Director Alain Resnais dies aged 91

  • 10 years ago
Alain Resnais was a French film director whose career has extended over more than six decades.

Alain Resnais dies on Saturday nice at the age of 91. He was born on June 1922.

After training as a film editor in the mid-1940s, he went on to direct a number of short films which included Night and Fog (1955), an influential documentary about the Nazi concentration camps.

He began making feature films in the late 1950s and consolidated his early reputation with Hiroshima mon amour (1959), Last Year at Marienbad (1961), and Muriel (1963), all of which adopted unconventional narrative techniques to deal with themes of troubled memory and the imagined past.

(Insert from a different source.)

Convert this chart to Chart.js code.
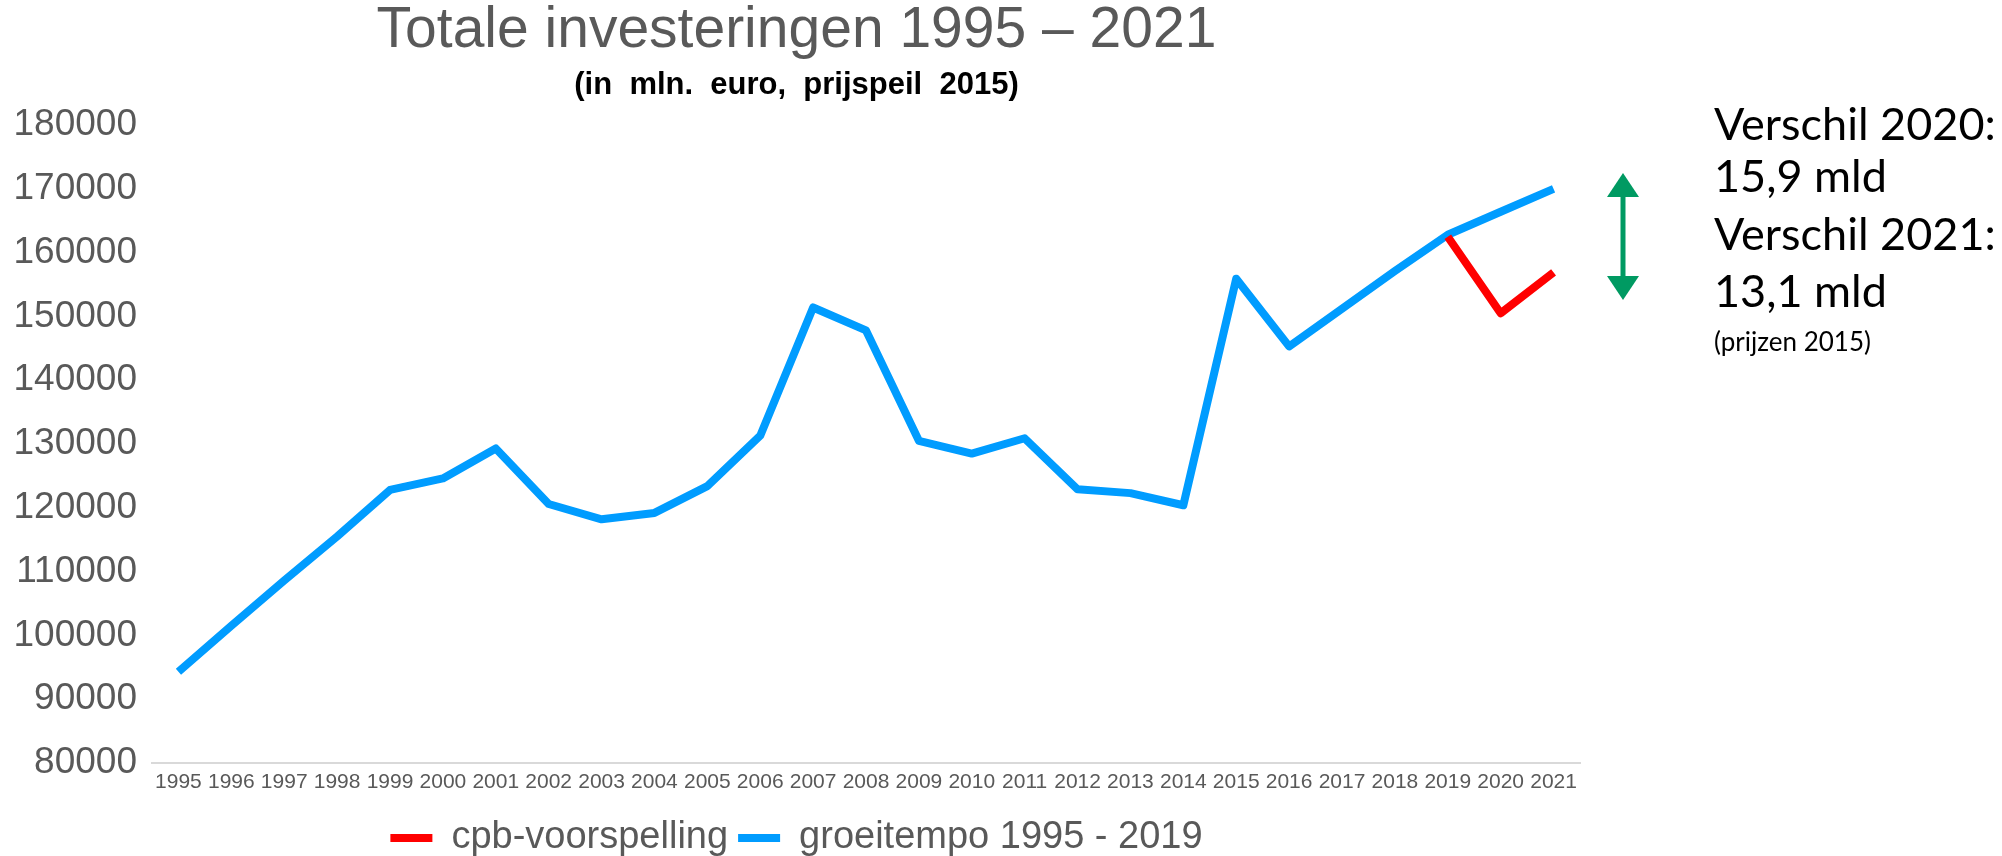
<!DOCTYPE html>
<html>
<head>
<meta charset="utf-8">
<script src="https://cdn.jsdelivr.net/npm/chart.js@4.4.1/dist/chart.umd.min.js"></script>
<style>
  html, body { margin: 0; padding: 0; background: #fff; }
  #wrap { width: 2002px; height: 856px; position: relative; }
</style>
</head>
<body>
<div id="wrap"><canvas id="invChart"></canvas></div>
<script>
const years = ['1995', '1996', '1997', '1998', '1999', '2000', '2001', '2002', '2003', '2004',
  '2005', '2006', '2007', '2008', '2009', '2010', '2011', '2012', '2013', '2014',
  '2015', '2016', '2017', '2018', '2019', '2020', '2021'];

const groeitempo = [94300, 101500, 108600, 115500, 122800, 124600, 129300, 120600, 118200, 119200,
  123400, 131300, 151400, 147800, 130500, 128500, 130900, 122900, 122300, 120400,
  155900, 145300, 151200, 157100, 162800, 166400, 170000];

const cpbVoorspelling = [null, null, null, null, null, null, null, null, null, null,
  null, null, null, null, null, null, null, null, null, null,
  null, null, null, null, 162500, 150500, 156900];

const yTicks = [80000, 90000, 100000, 110000, 120000, 130000, 140000, 150000, 160000, 170000, 180000];

const noteLines = ['Verschil 2020:', '15,9 mld', 'Verschil 2021:', '13,1 mld'];
const noteSmall = '(prijzen 2015)';

// text + green arrow on the right
const sideNotes = {
  id: 'sideNotes',
  afterDraw(chart) {
    const ctx = chart.ctx;
    ctx.save();

    // double arrow
    const ax = 1623, top = 173, bottom = 300, head = 24, half = 16;
    ctx.fillStyle = '#009a62';
    ctx.strokeStyle = '#009a62';
    ctx.lineWidth = 5;
    ctx.beginPath();
    ctx.moveTo(ax, top + head - 2);
    ctx.lineTo(ax, bottom - head + 2);
    ctx.stroke();
    ctx.beginPath();
    ctx.moveTo(ax, top);
    ctx.lineTo(ax - half, top + head);
    ctx.lineTo(ax + half, top + head);
    ctx.closePath();
    ctx.fill();
    ctx.beginPath();
    ctx.moveTo(ax, bottom);
    ctx.lineTo(ax - half, bottom - head);
    ctx.lineTo(ax + half, bottom - head);
    ctx.closePath();
    ctx.fill();

    ctx.fillStyle = '#000';
    ctx.textAlign = 'left';
    ctx.textBaseline = 'alphabetic';
    ctx.font = '45px Lato';
    const baselines = [140, 192, 250, 307];
    noteLines.forEach((t, i) => ctx.fillText(t, 1714, baselines[i]));
    ctx.font = '26px Lato';
    ctx.fillText(noteSmall, 1714, 351);
    ctx.restore();
  }
};

new Chart(document.getElementById('invChart'), {
  type: 'line',
  data: {
    labels: years,
    datasets: [
      {
        label: 'cpb-voorspelling',
        data: cpbVoorspelling,
        borderColor: '#ff0000',
        backgroundColor: '#ff0000',
        borderWidth: 8,
        pointRadius: 0,
        borderJoinStyle: 'round',
        spanGaps: false
      },
      {
        label: 'groeitempo 1995 - 2019',
        data: groeitempo,
        borderColor: '#009cff',
        backgroundColor: '#009cff',
        borderWidth: 8,
        pointRadius: 0,
        borderJoinStyle: 'round'
      }
    ]
  },
  options: {
    responsive: true,
    maintainAspectRatio: false,
    animation: false,
    layout: {
      padding: { left: 13, right: 422, top: 0, bottom: -11 }
    },
    plugins: {
      title: {
        display: true,
        text: 'Totale investeringen 1995 – 2021',
        color: '#595959',
        font: { family: 'Liberation Sans', size: 57, weight: 'normal', lineHeight: 1 },
        padding: { top: 3, bottom: 10 }
      },
      subtitle: {
        display: true,
        text: '(in  mln.  euro,  prijspeil  2015)',
        color: '#000',
        font: { family: 'Liberation Sans', size: 31, weight: 'bold', lineHeight: 1 },
        padding: { top: 0, bottom: 24 }
      },
      legend: {
        position: 'bottom',
        labels: {
          color: '#595959',
          font: { family: 'Liberation Sans', size: 38 },
          boxWidth: 42,
          boxHeight: 8,
          padding: 10,
          generateLabels(chart) {
            const items = Chart.defaults.plugins.legend.labels.generateLabels(chart);
            items.forEach(it => { it.lineWidth = 0; });
            return items;
          }
        }
      },
      tooltip: { enabled: false }
    },
    scales: {
      x: {
        offset: true,
        grid: { display: false, drawTicks: false },
        border: { display: true, color: '#d9d9d9', width: 2 },
        ticks: {
          color: '#595959',
          font: { family: 'Liberation Sans', size: 21 },
          padding: 7,
          maxRotation: 0,
          autoSkip: false
        },
        afterFit(scale) { scale.height = 46; }
      },
      y: {
        min: 80000,
        max: 180000,
        grid: { display: false, drawTicks: false },
        border: { display: false },
        afterBuildTicks(scale) { scale.ticks = yTicks.map(v => ({ value: v })); },
        afterFit(scale) { scale.width = 139; },
        ticks: {
          color: '#595959',
          font: { family: 'Liberation Sans', size: 37 },
          padding: 15,
          callback: v => String(v)
        }
      }
    }
  },
  plugins: [sideNotes]
});
</script>
</body>
</html>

These films were contemporary with, and associated with, the French New Wave (nouvelle vague), though Resnais did not regard himself as being fully part of that movement. He had closer links to the “Left Bank” group of authors and filmmakers who shared a commitment to modernism and an interest in left-wing politics. He also established a regular practice of working on his films in collaboration with writers usually unconnected with the cinema, such as Marguerite Duras, Alain Robbe-Grillet and Jorge Semprún.

In later films Resnais moved away from the overtly political topics of some previous works and developed his interests in an interaction between cinema and other cultural forms, including theatre, music, and comic books. This led to imaginative adaptations of plays by Alan Ayckbourn, Henri Bernstein and Jean Anouilh, as well as films featuring various kinds of popular song.

His films have frequently explored the relationship between consciousness, memory, and the imagination, and he is noted for devising innovative formal structures for his narratives.
Throughout his career he has won many awards from international film festivals and academies.

He has been married to Sabine Azéma since 1998. He was previously married to Florence Malraux.